Pericles, cuando salió del salón de Laida, la hetaira por la que perdió la cabeza Mirón, se dirigió, como cada día, hacia la acrópolis para ver cómo iban los trabajos que dirigía el viejo Fidias. Como cada día, antes de volver a casa, donde lo esperaba Aspasia. Subía por las escaleras de mármol, flanqueadas por dos hileras de estatuas, pensando en aquel día en el ágora, cuando convenció a la asamblea de que el templo de Atenea, la diosa protectora de Atenas, había que construirlo, costase lo que costase, enorme y suntuoso, en este lugar elevado de la ciudad, mirando hacia el mar.

 

Detrás de él, a unos pocos peldaños, venía Sócrates acompañado por su discípulo Alcibíades y su ex maestro Anaxágoras.

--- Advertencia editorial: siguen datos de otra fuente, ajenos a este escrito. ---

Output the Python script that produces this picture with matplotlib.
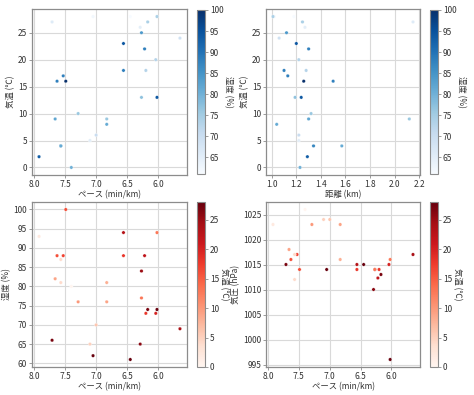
import matplotlib
matplotlib.use("Agg")
import matplotlib.pyplot as plt
import numpy as np

plt.rcParams['font.family'] = ['Noto Sans CJK JP', 'DejaVu Sans']
plt.rcParams['font.size'] = 6

pace = [7.92, 7.71, 7.63, 7.66, 7.53, 7.49, 7.57, 7.57, 7.40, 7.29, 7.05, 7.00, 6.83, 6.83,
        7.10, 6.56, 6.02, 6.56, 6.22, 6.27, 6.27, 6.17, 6.20, 6.02, 6.04, 5.65, 6.29, 6.45]
distance = [1.29, 2.15, 1.50, 1.30, 1.13, 1.26, 1.34, 1.57, 1.23, 1.32, 1.02, 1.22, 2.12, 1.04,
            1.22, 1.20, 1.24, 1.10, 1.30, 1.12, 1.19, 1.25, 1.28, 1.01, 1.22, 1.06, 1.27, 1.18]
temperature = [2, 27, 16, 9, 17, 16, 4, 4, 0, 10, 28, 6, 9, 8,
               5, 23, 13, 18, 22, 25, 13, 27, 18, 28, 20, 24, 26, 28]
humidity = [93, 66, 88, 82, 88, 100, 87, 81, 80, 76, 62, 70, 76, 81,
            65, 94, 94, 88, 88, 84, 77, 74, 73, 74, 73, 69, 65, 61]
pressure = [1023, 1015, 1016, 1018, 1017, 1014, 1012, 1017, 1026, 1023, 1014, 1024, 1023, 1016,
            1024, 1015, 1016, 1014, 1012.3, 1014, 1014, 1013, 1014, 996, 1015, 1017, 1010, 1015]

W, H = 474, 395
fig = plt.figure(figsize=(W / 100, H / 100), dpi=100)

def frac(x0, y0, x1, y1):
    return [x0 / W, 1 - y1 / H, (x1 - x0) / W, (y1 - y0) / H]

spine_c = '#8c8c8c'
grid_c = '#d9d9d9'
text_c = '#333333'
FS = 6

def style(ax):
    for s in ax.spines.values():
        s.set_color(spine_c)
        s.set_linewidth(0.9)
    ax.grid(True, color=grid_c, linewidth=0.8)
    ax.set_axisbelow(True)
    ax.tick_params(length=2, width=0.6, color=spine_c, labelsize=FS, pad=1.5, labelcolor=text_c)

def panel(axbox, cbbox, x, y, c, cmap, xlabel, ylabel, clabel, invert, yticks=None, xticks=None):
    ax = fig.add_axes(frac(*axbox))
    sc = ax.scatter(x, y, c=c, cmap=cmap, s=6, edgecolors='white', linewidths=0.2,
                    vmin=min(c), vmax=max(c), zorder=3)
    ax.margins(0.05)
    if invert:
        ax.invert_xaxis()
    if yticks is not None:
        ax.set_yticks(yticks)
    if xticks is not None:
        ax.set_xticks(xticks)
    ax.set_xlabel(xlabel, fontsize=FS, labelpad=1, color=text_c)
    ax.set_ylabel(ylabel, fontsize=FS, labelpad=2, color=text_c)
    style(ax)
    cax = fig.add_axes(frac(*cbbox))
    cb = fig.colorbar(sc, cax=cax)
    cb.outline.set_edgecolor(spine_c)
    cb.outline.set_linewidth(0.8)
    cax.tick_params(length=2, width=0.6, color=spine_c, labelsize=FS, pad=1.5, labelcolor=text_c)
    cb.set_label(clabel, fontsize=FS, labelpad=7, color=text_c, rotation=270)
    return ax

panel((32, 9, 187, 175), (197, 10, 205, 174), pace, temperature, humidity, 'Blues',
      'ペース (min/km)', '気温 (℃)', '湿度 (%)', True,
      yticks=[0, 5, 10, 15, 20, 25], xticks=[8.0, 7.5, 7.0, 6.5, 6.0])
panel((266, 9, 420, 175), (430, 10, 438, 174), distance, temperature, humidity, 'Blues',
      '距離 (km)', '気温 (℃)', '湿度 (%)', False,
      yticks=[0, 5, 10, 15, 20, 25], xticks=[1.0, 1.2, 1.4, 1.6, 1.8, 2.0, 2.2])
panel((32, 202, 187, 367), (197, 202, 205, 367), pace, humidity, temperature, 'Reds',
      'ペース (min/km)', '湿度 (%)', '気温 (℃)', True,
      yticks=[60, 65, 70, 75, 80, 85, 90, 95, 100], xticks=[8.0, 7.5, 7.0, 6.5, 6.0])
panel((266, 202, 420, 367), (430, 202, 438, 367), pace, pressure, temperature, 'Reds',
      'ペース (min/km)', '気圧 (hPa)', '気温 (℃)', True,
      yticks=[995, 1000, 1005, 1010, 1015, 1020, 1025], xticks=[8.0, 7.5, 7.0, 6.5, 6.0])

fig.savefig('out.png', dpi=100)
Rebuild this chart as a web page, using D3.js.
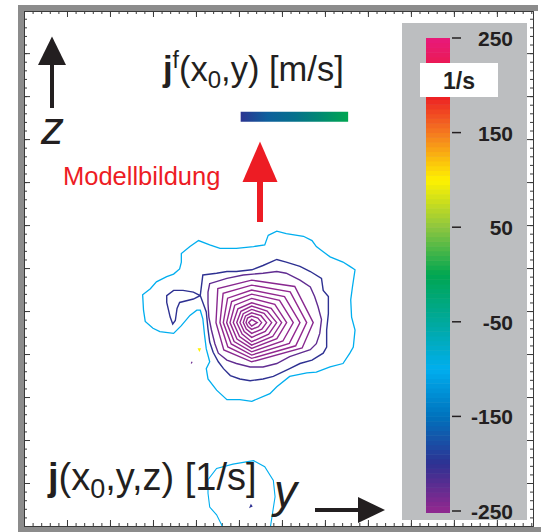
<!DOCTYPE html>
<html>
<head>
<meta charset="utf-8">
<script src="https://cdn.jsdelivr.net/npm/d3@7"></script>
<style>
body { margin: 0; background: #fff; }
svg { display: block; font-family: "Liberation Sans", Arial, Helvetica, sans-serif; }
</style>
</head>
<body>
<div id="chart"></div>
<script>
// colour legend (1/s)
var colorValues = [250, 190, 150, 100, 50, 0, -50, -100, -150, -200, -250];
var colorStops = ['#e8197b', '#ed1c24', '#f47920', '#fff200', '#8dc63f', '#00a651', '#00a99d', '#00aeef', '#0072bc', '#2e3192', '#92278f'];
var legendTicks = [250, 150, 50, -50, -150, -250];
var legendUnit = '1/s';

// contour lines of j(x0,y,z), points are [y, z] in tick units
var cyanOuter = [[28.4,33.8],[29.4,34.3],[30.5,34.0],[32.5,33.7],[33.5,33.2],[34.0,32.5],[34.8,31.9],[35.6,31.3],[37.1,30.7],[37.9,30.2],[38.5,29.8],[38.2,27.8],[38.0,26.3],[38.1,24.3],[38.5,22.8],[38.3,20.8],[37.9,20.1],[37.1,18.9],[35.6,18.5],[34.0,17.9],[32.9,17.8],[30.9,17.4],[29.4,16.2],[28.6,15.4],[26.5,14.5],[25.1,14.7],[23.6,14.7],[22.4,15.8],[21.4,17.1],[21.2,18.3],[21.6,19.1],[21.2,20.6],[21.0,22.2],[20.8,24.1],[20.5,25.1],[20.1,25.1],[19.3,24.5],[18.3,23.3],[17.4,22.4],[15.8,22.6],[15.0,23.0],[14.1,23.8],[13.9,25.1],[13.8,26.9],[14.7,27.6],[15.4,28.4],[16.6,29.0],[17.4,29.3],[18.1,29.9],[18.3,30.7],[18.3,31.7],[19.3,32.5],[20.3,33.2],[21.6,32.7],[22.8,32.3],[24.7,32.3],[26.7,32.5],[28.0,32.7]];
var cyanLower = [[23.3,-0.5],[22.4,1.3],[21.6,2.2],[21.4,3.8],[21.4,5.4],[22.4,6.7],[24.3,7.2],[26.7,7.6],[28.0,6.9],[29.0,5.3],[29.2,3.4],[29.0,2.1],[28.6,-0.5]];
var indigoLoop = [[20.8,29.2],[22.4,29.4],[23.6,29.6],[24.7,29.6],[26.5,29.8],[27.8,30.3],[29.4,31.0],[30.5,30.7],[32.1,30.2],[33.3,29.6],[34.6,28.8],[34.8,27.4],[35.4,26.7],[35.4,24.7],[35.2,22.8],[35.2,20.8],[34.8,20.1],[33.5,19.3],[32.1,18.9],[30.9,18.3],[29.0,17.4],[27.8,17.1],[26.3,16.9],[25.1,17.1],[24.0,17.5],[23.2,18.3],[22.6,19.1],[22.0,20.2],[21.6,21.4],[21.4,22.9],[21.2,24.9],[20.8,26.0],[20.5,26.8],[19.7,26.4],[18.1,26.0],[17.8,25.3],[17.6,23.9],[17.3,23.5],[17.0,24.3],[16.6,26.0],[16.6,26.8],[17.4,27.4],[18.5,27.4],[19.7,27.2],[20.5,26.8]];
var purpleRings = [
  [[21.6,28.2],[23.6,28.8],[25.5,29.2],[27.8,29.4],[29.4,29.6],[30.5,29.4],[32.1,28.6],[33.3,27.8],[33.8,26.7],[34.2,25.5],[34.6,24.0],[34.4,22.4],[34.0,21.2],[33.3,20.5],[32.1,20.1],[30.9,19.7],[29.4,18.9],[27.8,18.5],[26.3,18.5],[24.7,18.9],[23.6,19.3],[22.6,20.1],[22.2,21.2],[21.8,22.8],[21.5,24.3],[21.4,25.9],[21.4,27.2]],
  [[33.64,23.66],[31.49,27.86],[26.48,28.60],[22.54,27.61],[22.33,23.66],[23.24,20.47],[26.48,19.10],[32.35,20.70]],
  [[32.88,23.66],[30.96,27.24],[26.48,28.02],[23.16,27.06],[22.79,23.66],[23.71,20.83],[26.48,19.50],[31.60,20.96]],
  [[32.10,23.66],[30.30,26.68],[26.48,27.44],[23.68,26.50],[23.18,23.66],[24.10,21.17],[26.48,19.88],[30.86,21.24]],
  [[31.32,23.66],[29.72,26.24],[26.48,26.97],[24.15,26.11],[23.57,23.66],[24.44,21.45],[26.48,20.26],[30.11,21.52]],
  [[30.55,23.66],[29.17,25.77],[26.48,26.47],[24.51,25.68],[23.96,23.66],[24.77,21.74],[26.48,20.66],[29.41,21.80]],
  [[29.97,23.66],[28.75,25.32],[26.48,25.96],[24.88,25.27],[24.34,23.66],[25.07,22.04],[26.48,21.04],[28.92,22.04]],
  [[29.39,23.66],[28.28,25.00],[26.48,25.58],[25.23,24.97],[24.74,23.66],[25.37,22.32],[26.48,21.43],[28.46,22.32]],
  [[28.81,23.66],[27.92,24.73],[26.48,25.19],[25.50,24.70],[25.12,23.66],[25.61,22.63],[26.48,21.94],[28.06,22.63]],
  [[28.22,23.66],[27.56,24.46],[26.48,24.80],[25.77,24.44],[25.50,23.66],[25.85,22.90],[26.48,22.40],[27.66,22.90]],
  [[27.64,23.66],[27.20,24.19],[26.48,24.42],[26.00,24.18],[25.82,23.66],[26.06,23.19],[26.48,22.87],[27.27,23.19]],
  [[27.13,23.66],[26.48,24.03],[26.13,23.66],[26.48,23.25]]
];
var ringValues = [-225, -245, -250, -255, -260, -265, -270, -275, -280, -285, -290, -295];
var specks = [
  {value: 100, pts: [[20.3,20.6],[20.5,20.6],[20.4,20.4]]},
  {value: -230, pts: [[19.45,18.9],[19.55,19.1]]},
  {value: -200, pts: [[26.3,2.2],[26.5,2.3],[26.4,2.45]]}
];

// model profile jf(x0,y) in m/s
var jfRange = [25.2, 37.7];
var jfLevel = 47.6;
var jfColors = ['#2b3491', '#0d5f9c', '#05708c', '#008a70', '#00a651'];

var W = 541, H = 532;
var svg = d3.select('#chart').append('svg').attr('width', W).attr('height', H);

var yScale = d3.scaleLinear().domain([0, 59.2]).range([24, 533]);
var zScale = d3.scaleLinear().domain([0, 59.9]).range([526, 11]);
var colorScale = d3.scaleLinear().domain(colorValues).range(colorStops).clamp(true);

// frame
svg.append('rect').attr('x', 18).attr('y', 5).attr('width', 520).attr('height', 6).attr('fill', '#8c8c8c');
svg.append('rect').attr('x', 18).attr('y', 5).attr('width', 6).attr('height', 527).attr('fill', '#8c8c8c');
svg.append('rect').attr('x', 18).attr('y', 527).attr('width', 523).attr('height', 5).attr('fill', '#8c8c8c');

var minorY = d3.range(0, 59.2, 1), majorY = d3.range(0, 59.2, 5);
var minorZ = d3.range(0, 59.9, 1), majorZ = d3.range(0, 59.9, 5);

function frameAxis(axisFn, scale, vals, size, tr) {
  svg.append('g').attr('transform', tr)
    .call(axisFn(scale).tickValues(vals).tickSize(-size).tickSizeOuter(0).tickFormat(''))
    .call(function(g) { g.select('.domain').attr('stroke', '#3a3a3a'); })
    .selectAll('line').attr('stroke', '#3a3a3a');
}
frameAxis(d3.axisBottom, yScale, minorY, 3, 'translate(0,526)');
frameAxis(d3.axisBottom, yScale, majorY, 6, 'translate(0,526)');
frameAxis(d3.axisTop, yScale, minorY, 3, 'translate(0,11)');
frameAxis(d3.axisTop, yScale, majorY, 6, 'translate(0,11)');
frameAxis(d3.axisLeft, zScale, minorZ, 3, 'translate(24,0)');
frameAxis(d3.axisLeft, zScale, majorZ, 6, 'translate(24,0)');
frameAxis(d3.axisRight, zScale, minorZ, 3, 'translate(533,0)');
frameAxis(d3.axisRight, zScale, majorZ, 6, 'translate(533,0)');

// contours
svg.append('clipPath').attr('id', 'plotClip').append('rect')
  .attr('x', 24).attr('y', 11).attr('width', 509).attr('height', 515);
var plot = svg.append('g').attr('clip-path', 'url(#plotClip)');
var closedLine = d3.line().x(function(d) { return yScale(d[0]); }).y(function(d) { return zScale(d[1]); }).curve(d3.curveLinearClosed);
var openLine = d3.line().x(function(d) { return yScale(d[0]); }).y(function(d) { return zScale(d[1]); });

plot.append('path').attr('d', closedLine(cyanOuter)).attr('fill', 'none').attr('stroke', colorScale(-100)).attr('stroke-width', 1.3);
plot.append('path').attr('d', openLine(cyanLower)).attr('fill', 'none').attr('stroke', colorScale(-100)).attr('stroke-width', 1.1);
plot.append('path').attr('d', closedLine(indigoLoop)).attr('fill', 'none').attr('stroke', colorScale(-200)).attr('stroke-width', 1.4);
plot.selectAll('path.ring').data(purpleRings).enter().append('path')
  .attr('class', 'ring')
  .attr('d', closedLine)
  .attr('fill', 'none')
  .attr('stroke', function(d, i) { return colorScale(ringValues[i]); })
  .attr('stroke-width', 1.4);
plot.selectAll('path.speck').data(specks).enter().append('path')
  .attr('class', 'speck')
  .attr('d', function(d) { return closedLine(d.pts); })
  .attr('fill', 'none')
  .attr('stroke', function(d) { return colorScale(d.value); })
  .attr('stroke-width', 1.2);

// colour legend panel
svg.append('rect').attr('x', 402).attr('y', 23).attr('width', 125).attr('height', 497).attr('fill', '#bcbec0');
var cbScale = d3.scaleLinear().domain([250, -250]).range([38, 511]);
var bandStep = 5;
svg.selectAll('rect.band').data(d3.range(-250, 250, bandStep)).enter().append('rect')
  .attr('class', 'band')
  .attr('x', 426).attr('width', 24)
  .attr('y', function(v) { return cbScale(v + bandStep); })
  .attr('height', function(v) { return cbScale(v) - cbScale(v + bandStep) + (v === -250 ? 2 : 0.5); })
  .attr('fill', function(v) { return colorScale(v + bandStep / 2); });
svg.selectAll('line.cbtick').data(legendTicks).enter().append('line')
  .attr('x1', 452).attr('x2', 461)
  .attr('y1', cbScale).attr('y2', cbScale)
  .attr('stroke', '#231f20').attr('stroke-width', 1.5);
svg.selectAll('text.cblabel').data(legendTicks).enter().append('text')
  .attr('x', 513).attr('y', function(v) { return cbScale(v) + 8; })
  .attr('text-anchor', 'end').attr('font-weight', 'bold').attr('font-size', 21).attr('fill', '#231f20')
  .text(function(v) { return v; });
svg.append('rect').attr('x', 420).attr('y', 63).attr('width', 78).attr('height', 34).attr('fill', '#fff');
svg.append('text').attr('x', 459).attr('y', 89).attr('text-anchor', 'middle')
  .attr('font-weight', 'bold').attr('font-size', 23).attr('fill', '#231f20').text(legendUnit);

// model bar jf(x0,y)
var grad = svg.append('defs').append('linearGradient').attr('id', 'jfGrad');
grad.selectAll('stop').data(jfColors).enter().append('stop')
  .attr('offset', function(d, i) { return i / (jfColors.length - 1); })
  .attr('stop-color', function(d) { return d; });
svg.append('rect')
  .attr('x', yScale(jfRange[0])).attr('width', yScale(jfRange[1]) - yScale(jfRange[0]))
  .attr('y', zScale(jfLevel) - 5).attr('height', 10)
  .attr('fill', 'url(#jfGrad)');

// arrows
svg.append('rect').attr('x', 50).attr('y', 62).attr('width', 4).attr('height', 46).attr('fill', '#231f20');
svg.append('path').attr('d', 'M38,65 L52,36.5 L66,65 Z').attr('fill', '#231f20');
svg.append('rect').attr('x', 315).attr('y', 508).attr('width', 45).attr('height', 4).attr('fill', '#231f20');
svg.append('path').attr('d', 'M358,497 L385,510 L358,523 Z').attr('fill', '#231f20');
svg.append('rect').attr('x', 257).attr('y', 178).attr('width', 6).attr('height', 44).attr('fill', '#ed1c24');
svg.append('path').attr('d', 'M242.5,182 L260,141.5 L277.5,182 Z').attr('fill', '#ed1c24');

// labels
svg.append('text').attr('x', 41).attr('y', 144).attr('font-size', 46).attr('font-style', 'italic').attr('fill', '#231f20').text('z');
svg.append('text').attr('x', 274).attr('y', 507).attr('font-size', 46).attr('font-style', 'italic').attr('fill', '#231f20').text('y');
svg.append('text').attr('x', 63).attr('y', 185).attr('font-size', 25.5).attr('fill', '#ed1c24').text('Modellbildung');

var t1 = svg.append('text').attr('x', 163).attr('y', 81).attr('font-size', 34.5).attr('fill', '#231f20');
t1.append('tspan').attr('font-weight', 'bold').text('j');
t1.append('tspan').attr('dy', -13).attr('font-size', 23).text('f');
t1.append('tspan').attr('dy', 13).text('(x');
t1.append('tspan').attr('dy', 7).attr('font-size', 24).text('0');
t1.append('tspan').attr('dy', -7).text(',y) [m/s]');

var t2 = svg.append('text').attr('x', 48).attr('y', 490).attr('font-size', 38).attr('fill', '#231f20');
t2.append('tspan').attr('font-weight', 'bold').text('j');
t2.append('tspan').text('(x');
t2.append('tspan').attr('dy', 8).attr('font-size', 27).text('0');
t2.append('tspan').attr('dy', -8).text(',y,z) [1/s]');
</script>
</body>
</html>
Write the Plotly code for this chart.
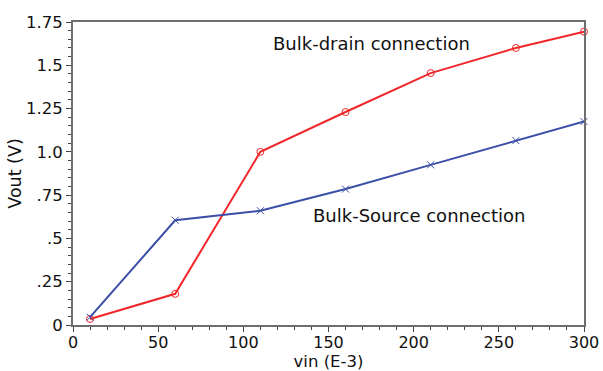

Sócrates, que vestía un quitón sucio y remendado, escuchaba con atención, esforzándose por comprender, lo que Alcibíades estaba razonando sobre asuntos políticos. Anaxágoras, el padre de la astronomía, que había traído la filosofía a Atenas, ascendía, ajeno a esta conversación, dándole vueltas en su cabeza a la idea de que el Sol no era un dios sino una piedra ardiendo. Más abajo, Protágoras se había parado a observar con detenimiento el teatro para la música que Calícatres estaba levantando en la misma ladera. Mientras admiraba su forma cónica, se puso a su lado, sin percatarse de su presencia, el jovencísimo Aristófanes, quién le susurró: “Parece una pera, como la cabeza de Pericles”. Pero Protágoras, como Pericles era su amigo, no dijo nada, se calló sin más, ni siquiera volvió la cabeza para mirarlo, aunque en su interior comprendió lo atinado que era el juicio de este efebo burlón, que un día llegaría a ser el comediógrafo más importante de su tiempo y en algunas de sus comedias se atrevería a ridiculizar al mismísimo Sócrates, que a pesar de ello siguió siendo su amigo.

 

Una vez en la cima, pasaron por entre las columnas dóricas, posteriormente llamadas antepuertas, que estaba labrando Mnesicles, y Fidias, con el cincel en la mano y la túnica cubierta de polvo blanco, como fina capa de nieve, los codujo a la estancia de las sacerdotisas de la diosa, conocida como Partenón, que se hallaba en la parte occidental del templo. Mientras se esperaba a que llegasen los demás, Sócrates a través de las columnas miró a la ciudad, que bullía allá abajo, y dijo para sí: “Pese a todo, no hay otra igual, solo en ella se pude pensar en libertad. Pero es posible que los atenienses no se den cuenta de lo afortunados que son de haber nacido en esta ciudad y en este momento. Es posible, porque los hombres acostumbramos a olvidar nuestra propia fortuna y a apreciar la de los demás”. Poco a poco fueron llegando Gorgias, Eurípides, Diógenes de Apolinia y Sófocles. El último en entrar en la sala de las vírgenes fue Zenón de Elea, el discípulo más brillante de Parménides, que venía absorto en una nueva paradoja, la de la carrera de Aquiles y la tortuga, empeñado en demostrar que el movimiento no existía, sin darse cuenta de que con ese juego lógico solo lograría divertir otra vez a los atenienses e irritar todavía un poco más a Sócrates.

 

Cuando estuvieron todos, muchos de los cuales eran metecos, se guardó un profundo silencio, esperando lo que iba a hacer Fidias. Fidias, malhumorado, retiró el velo y el mármol modelado quedó al descubierto. Entonces, el asombro fue unánime: el mármol se movía, tenía vida. En aquel momento, ninguno de los presentes –tampoco Protágoras, siempre tan escéptico– habría estado en desacuerdo con el juramento por todos los dioses que haría unos cuantos años más tarde un personaje de Jenofonte, otro de los discípulos de Sócrates: “No daría la belleza por todo el poder del rey de Persia”.